§ **Raw records**:
■ ■ ■ ■ ■

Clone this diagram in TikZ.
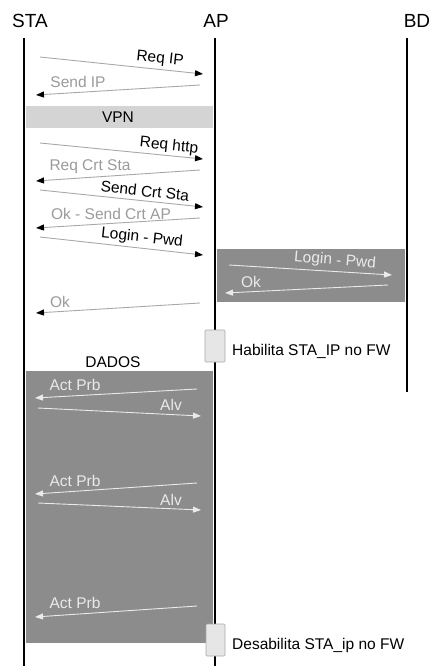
\documentclass[tikz,border=0pt]{standalone}
\usepackage{fontspec}
\setmainfont{Liberation Sans}
\usetikzlibrary{arrows.meta}
\definecolor{msggray}{HTML}{A8A8A8}
\definecolor{lblgray}{HTML}{9A9A9A}
\definecolor{bandlight}{HTML}{D4D4D4}
\definecolor{banddark}{HTML}{8C8C8C}
\definecolor{inband}{HTML}{EAEAEA}
\definecolor{boxfill}{HTML}{E6E6E6}
\begin{document}
\begin{tikzpicture}[x=1pt,y=-1pt,
  lifeline/.style={line width=2pt,black},
  header/.style={font=\fontsize{19}{22}\selectfont,inner sep=0pt},
  lbl/.style={font=\fontsize{15.5}{18}\selectfont,inner sep=0pt},
  msg/.style={draw=msggray,line width=0.9pt,-{Triangle[length=8pt,width=6pt,color=black]}},
  bandmsg/.style={draw=inband,line width=0.9pt,-{Triangle[length=8pt,width=6pt,color=inband]}},
  actbox/.style={draw=msggray,fill=boxfill,rounded corners=1pt,line width=0.6pt}]
\useasboundingbox (0,0) rectangle (431,666);
% bands
\fill[bandlight] (26,106) rectangle (213,128);
\node[lbl] (vpn) at (118,117) {VPN};
\fill[banddark] (217,249) rectangle (405,302);
\fill[banddark] (26,371) rectangle (213,643);
% headers
\node[header] (sta) at (30,21) {STA};
\node[header] (ap) at (216,21) {AP};
\node[header] (bd) at (417,21) {BD};
% lifelines
\coordinate (staT) at (24,38); \coordinate (staB) at (24,666);
\coordinate (apT) at (215,38); \coordinate (apB) at (215,666);
\coordinate (bdT) at (407,38); \coordinate (bdB) at (407,392);
\draw[lifeline] (staT) -- (staB);
\draw[lifeline] (apT) -- (apB);
\draw[lifeline] (bdT) -- (bdB);
% messages
\coordinate (m1a) at (40,57);  \coordinate (m1b) at (203,74);
\coordinate (m2a) at (200,85); \coordinate (m2b) at (36,95);
\coordinate (m3a) at (40,143); \coordinate (m3b) at (203,159);
\coordinate (m4a) at (200,170); \coordinate (m4b) at (36,181);
\coordinate (m5a) at (40,190); \coordinate (m5b) at (203,207);
\coordinate (m6a) at (200,218); \coordinate (m6b) at (36,228);
\coordinate (m7a) at (40,237); \coordinate (m7b) at (203,255);
\coordinate (m8a) at (229,265); \coordinate (m8b) at (392,275);
\coordinate (m9a) at (388,285); \coordinate (m9b) at (225,293);
\coordinate (m10a) at (200,303); \coordinate (m10b) at (36,313);
\coordinate (m11a) at (197,389); \coordinate (m11b) at (35,398);
\coordinate (m12a) at (38,408); \coordinate (m12b) at (201,416);
\coordinate (m13a) at (197,483); \coordinate (m13b) at (35,494);
\coordinate (m14a) at (38,503); \coordinate (m14b) at (201,510);
\coordinate (m15a) at (197,606); \coordinate (m15b) at (35,617);
\draw[msg] (m1a) -- (m1b);
\draw[msg] (m2a) -- (m2b);
\draw[msg] (m3a) -- (m3b);
\draw[msg] (m4a) -- (m4b);
\draw[msg] (m5a) -- (m5b);
\draw[msg] (m6a) -- (m6b);
\draw[msg] (m7a) -- (m7b);
\draw[bandmsg] (m8a) -- (m8b);
\draw[bandmsg] (m9a) -- (m9b);
\draw[msg] (m10a) -- (m10b);
\draw[bandmsg] (m11a) -- (m11b);
\draw[bandmsg] (m12a) -- (m12b);
\draw[bandmsg] (m13a) -- (m13b);
\draw[bandmsg] (m14a) -- (m14b);
\draw[bandmsg] (m15a) -- (m15b);
% labels
\node[lbl,rotate=-6] (l1) at (160,59) {Req IP};
\node[lbl,lblgray] (l2) at (78,82) {Send IP};
\node[lbl,rotate=-6] (l3) at (169,146) {Req http};
\node[lbl,lblgray] (l4) at (90,167) {Req Crt Sta};
\node[lbl,rotate=-6] (l5) at (145,191) {Send Crt Sta};
\node[lbl,lblgray] (l6) at (111,214) {Ok - Send Crt AP};
\node[lbl,rotate=-6] (l7) at (142,238) {Login - Pwd};
\node[lbl,inband,rotate=-5] (l8) at (335,261) {Login - Pwd};
\node[lbl,inband] (l9) at (251,282) {Ok};
\node[lbl,lblgray] (l10) at (60,302) {Ok};
\node[lbl] (dados) at (113,362) {DADOS};
\node[lbl,inband] (l11) at (75,385) {Act Prb};
\node[lbl,inband] (l12) at (171,405) {Alv};
\node[lbl,inband] (l13) at (75,481) {Act Prb};
\node[lbl,inband] (l14) at (171,500) {Alv};
\node[lbl,inband] (l15) at (75,603) {Act Prb};
% activation boxes
\draw[actbox] (205,330) rectangle (225,362);
\node[lbl,anchor=west] (hab) at (232,351) {Habilita STA\_IP no FW};
\draw[actbox] (206,624) rectangle (225,656);
\node[lbl,anchor=west] (des) at (232,645) {Desabilita STA\_ip no FW};
\end{tikzpicture}
\end{document}
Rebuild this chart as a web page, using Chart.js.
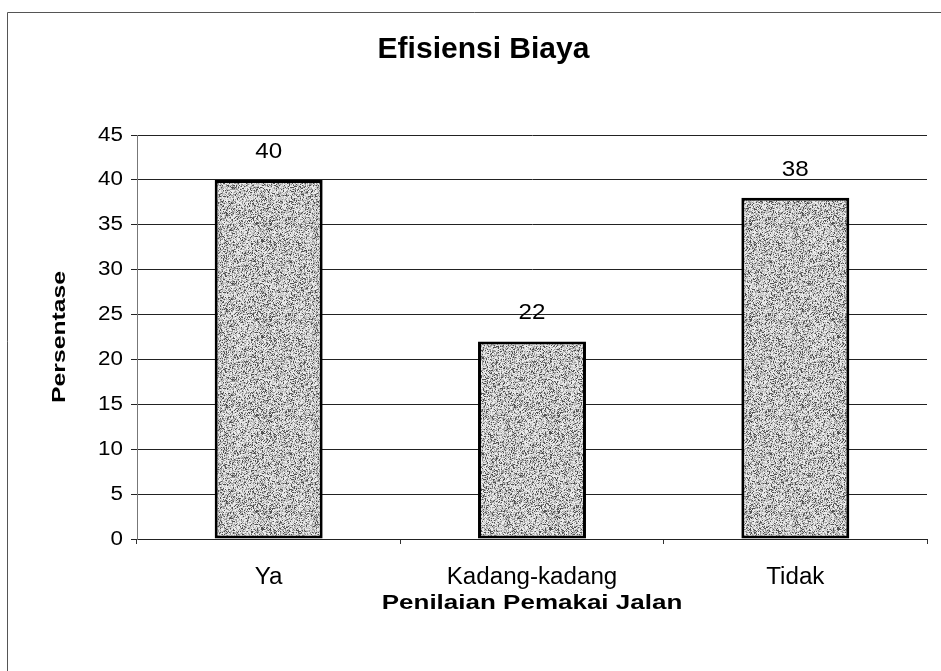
<!DOCTYPE html>
<html>
<head>
<meta charset="utf-8">
<script src="https://cdn.jsdelivr.net/npm/chart.js@4/dist/chart.umd.min.js"></script>
<style>
  html, body { margin: 0; padding: 0; background: #fff; }
  #wrap { width: 941px; height: 671px; position: relative; }
</style>
</head>
<body>
<div id="wrap"><canvas id="c" width="941" height="671"></canvas></div>
<script>
// Survey responses: "Efisiensi Biaya" by road-user assessment
const categories = ['Ya', 'Kadang-kadang', 'Tidak'];
const persentase = [40, 22, 38];
const yTicks = [0, 5, 10, 15, 20, 25, 30, 35, 40, 45];

const FONT = '"Liberation Sans", Arial, sans-serif';

// Horizontal widening per text style (keyed on the canvas font string)
function stretchFor(font) {
  if (/bold 30px/.test(font)) return 1.0;   // chart title
  if (/bold/.test(font)) return 1.3;        // axis titles
  if (/23px/.test(font)) return 1.05;       // category labels
  if (/22px/.test(font)) return 1.1;        // value labels
  if (/20px/.test(font)) return 1.12;       // y tick labels
  return 1.0;
}

// Speckled grey fill for the bars (deterministic stipple)
function makeStipple() {
  const size = 96;
  const cv = document.createElement('canvas');
  cv.width = size; cv.height = size;
  const g = cv.getContext('2d');
  const img = g.createImageData(size, size);
  let s = 1234567;
  const next = () => { s = (s * 1103515245 + 12345) & 0x7fffffff; return s / 0x7fffffff; };
  for (let i = 0; i < size * size; i++) {
    const r = next();
    let v;
    if (r < 0.15) v = 80;
    else if (r < 0.35) v = 150;
    else if (r < 0.65) v = 200;
    else v = 235;
    img.data[i * 4] = v; img.data[i * 4 + 1] = v; img.data[i * 4 + 2] = v; img.data[i * 4 + 3] = 255;
  }
  g.putImageData(img, 0, 0);
  return g.createPattern(cv, 'repeat');
}

// Draws text widened around its anchor point
const wideText = {
  id: 'wideText',
  beforeInit(chart) {
    const ctx = chart.ctx;
    const orig = ctx.fillText.bind(ctx);
    ctx.fillText = function (text, x, y) {
      const k = stretchFor(ctx.font);
      ctx.save();
      ctx.translate(x, y);
      ctx.scale(k, 1);
      orig(text, 0, 0);
      ctx.restore();
    };
  }
};

// Outer frame of the chart area
const framePlugin = {
  id: 'frame',
  beforeDraw(chart) {
    const ctx = chart.ctx;
    ctx.save();
    ctx.fillStyle = '#fff';
    ctx.fillRect(0, 0, chart.width, chart.height);
    ctx.strokeStyle = '#555';
    ctx.lineWidth = 1;
    ctx.beginPath();
    ctx.moveTo(7.5, chart.height);
    ctx.lineTo(7.5, 12.5);
    ctx.lineTo(chart.width, 12.5);
    ctx.stroke();
    ctx.restore();
  }
};

// Value labels above each bar
const valueLabels = {
  id: 'valueLabels',
  afterDatasetsDraw(chart) {
    const ctx = chart.ctx;
    const meta = chart.getDatasetMeta(0);
    const data = chart.data.datasets[0].data;
    ctx.save();
    ctx.font = '22px ' + FONT;
    ctx.fillStyle = '#000';
    ctx.textAlign = 'center';
    ctx.textBaseline = 'alphabetic';
    meta.data.forEach((bar, i) => {
      ctx.fillText(String(data[i]), bar.x, bar.y - 22);
    });
    ctx.restore();
  }
};

new Chart(document.getElementById('c'), {
  type: 'bar',
  data: {
    labels: categories,
    datasets: [{
      data: persentase,
      backgroundColor: makeStipple(),
      borderColor: '#000',
      borderWidth: 3,
      borderSkipped: false,
      barPercentage: 0.41,
      categoryPercentage: 1.0
    }]
  },
  options: {
    responsive: false,
    animation: false,
    devicePixelRatio: 1,
    layout: { padding: { left: 40, right: 14, top: 0, bottom: 0 } },
    plugins: {
      legend: { display: false },
      tooltip: { enabled: false },
      title: {
        display: true,
        text: 'Efisiensi Biaya',
        color: '#000',
        font: { family: FONT, size: 30, weight: 'bold' },
        padding: { top: 32, bottom: 67 }
      }
    },
    scales: {
      x: {
        offset: true,
        afterFit(scale) { scale.height = 132; },
        grid: {
          offset: true,
          drawOnChartArea: false,
          drawTicks: true,
          tickLength: 5,
          color: '#333'
        },
        border: { display: true, color: '#222', width: 1 },
        ticks: {
          color: '#000',
          padding: 20,
          font: { family: FONT, size: 23 }
        },
        title: {
          display: true,
          text: 'Penilaian Pemakai Jalan',
          color: '#000',
          font: { family: FONT, size: 20, weight: 'bold' },
          padding: { top: 4, bottom: 56 }
        }
      },
      y: {
        min: 0,
        max: 45,
        afterFit(scale) { scale.width = 97; },
        afterBuildTicks(scale) { scale.ticks = yTicks.map(v => ({ value: v })); },
        grid: {
          color: '#222',
          lineWidth: 1,
          drawTicks: true,
          tickLength: 6
        },
        border: { display: true, color: '#777', width: 1 },
        ticks: {
          color: '#000',
          padding: 8,
          font: { family: FONT, size: 20 }
        },
        title: {
          display: true,
          text: 'Persentase',
          color: '#000',
          font: { family: FONT, size: 19, weight: 'bold' },
          padding: { top: 8, bottom: 4 }
        }
      }
    }
  },
  plugins: [wideText, framePlugin, valueLabels]
});
</script>
</body>
</html>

■ ■ ■ ■ ■

§ **Given instruction**: Read the entries and select each line where the word "this" is found.

§ **The result**:
Clone this diagram in TikZ.
Rebuild this chart as a web page, using Chart.js.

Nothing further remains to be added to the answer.